The IG referral to the US Department of Justice is the latest in a deepening ethics probe into Ryan Zinke’s conduct since he came to Washington. The former US Navy Seal represented the state of Montana before he was picked by President Donald Trump to run the Interior Department.

Ryan Zinke has been aggressive in trying to tamp down on investigations in his term of office. The Inspector General of the Interior Department has launched 3 separate probes of Zinke for unethical conduct, but this third investigation seems to concern Zinke the most. According to some reports, he tried to shut down the investigation.

Said to be a favorite of fellow hunter Donald Trump Jr., Ryan Zinke’s term in office has been controversial. The US Interior Department has a wide portfolio of duties, including oversight of national parks and other public lands. Zinke has discussed making public lands available to natural gas and oil interests, which drew criticism from progressives.

Zinke’s Travel Expenses

The first ethics investigation had to do with Zinke’s exorbitant travel expenses, including an attempt to have his wife declared an employee of the Interior Department so she could travel at taxpayers’ expense. A suspicious land deal back in Montana is also under scrutiny.

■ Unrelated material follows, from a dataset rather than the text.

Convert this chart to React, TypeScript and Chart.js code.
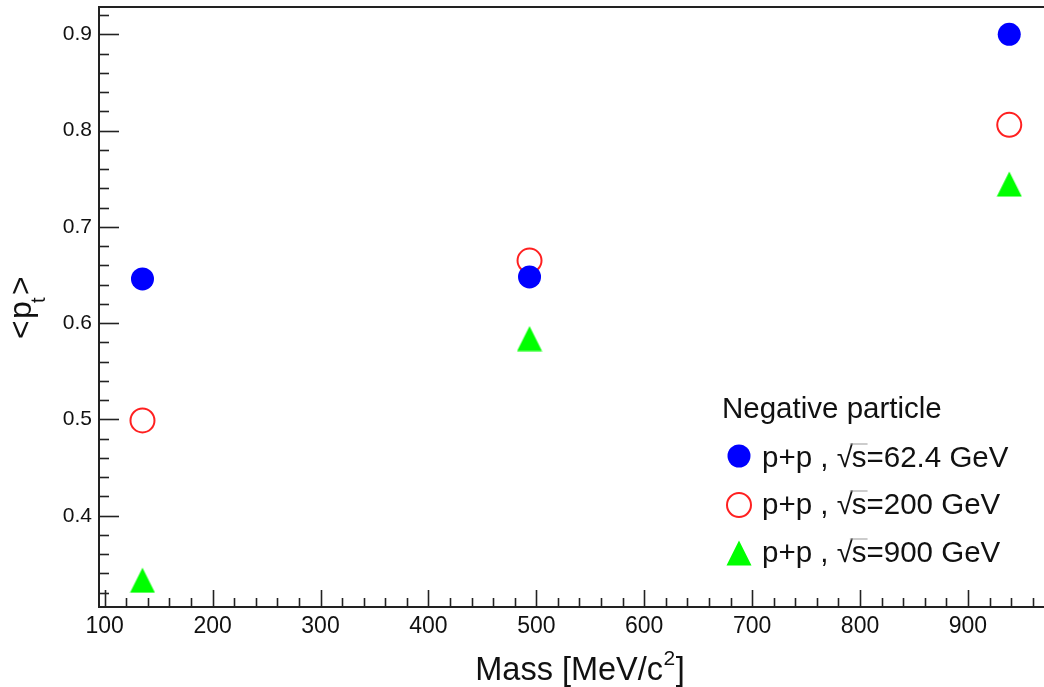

The decision over the East Windsor casino is a complicated one. The Connecticut tribes sued, but a federal judge ruled earlier this year that Zinke is under no obligation accept revision’s to the state’s gaming compact with the tribes. The 1988 Indian Gambling Regulatory Act calls for a 90-day decision process, but does not assure approval when the decision comes.

Ryan Zinke and Jeff Sessions

Native American tribal interests across the United States complain that the Trump administration is hostile to their interests. The two officials most-associated with those complained are Ryan Zinke and US Attorney General Jeff Sessions.

Sessions’ Justice Department threatened to charge the Pojoacque Pueblo tribe in New Mexico with crimes in its ongoing gaming compact dispute with the state of New Mexico. Such pressure is likely to force the tribe to accede to demands by Gov. Susana Martinez that seem to violate the 1988 Indian Gaming Regulatory Act.

Wampanoag Tribe Complaint

Meanwhile in Massachusetts, the Wampanoag Tribe’s plans for the First Light Casino in Taunton were rejected by Ryan Zinke’s office. The Wampanoag’s claim appeared to be on shakier ground, because the lands on which the casino was to be built were not recognized by the US government by 1934 — an important cutoff date for tribal casinos.

Such complaints hardly register with Ryan Zinke in comparison to his other controversies. The cabinet member faces a serious investigation which might include criminal charges. It is the kind of ethics scandal which caused EPA chief Scott Pruitt to resign earlier this year. In such cases, officials who resign tend to escape a possible criminal investigation.

Zinke long has been rumored to be on the way out of the Trump administration. It is not uncommon to see officials leave after an election cycle, so a variety of prominent White House staffers and cabinet members could leave after the 2018 midterm elections.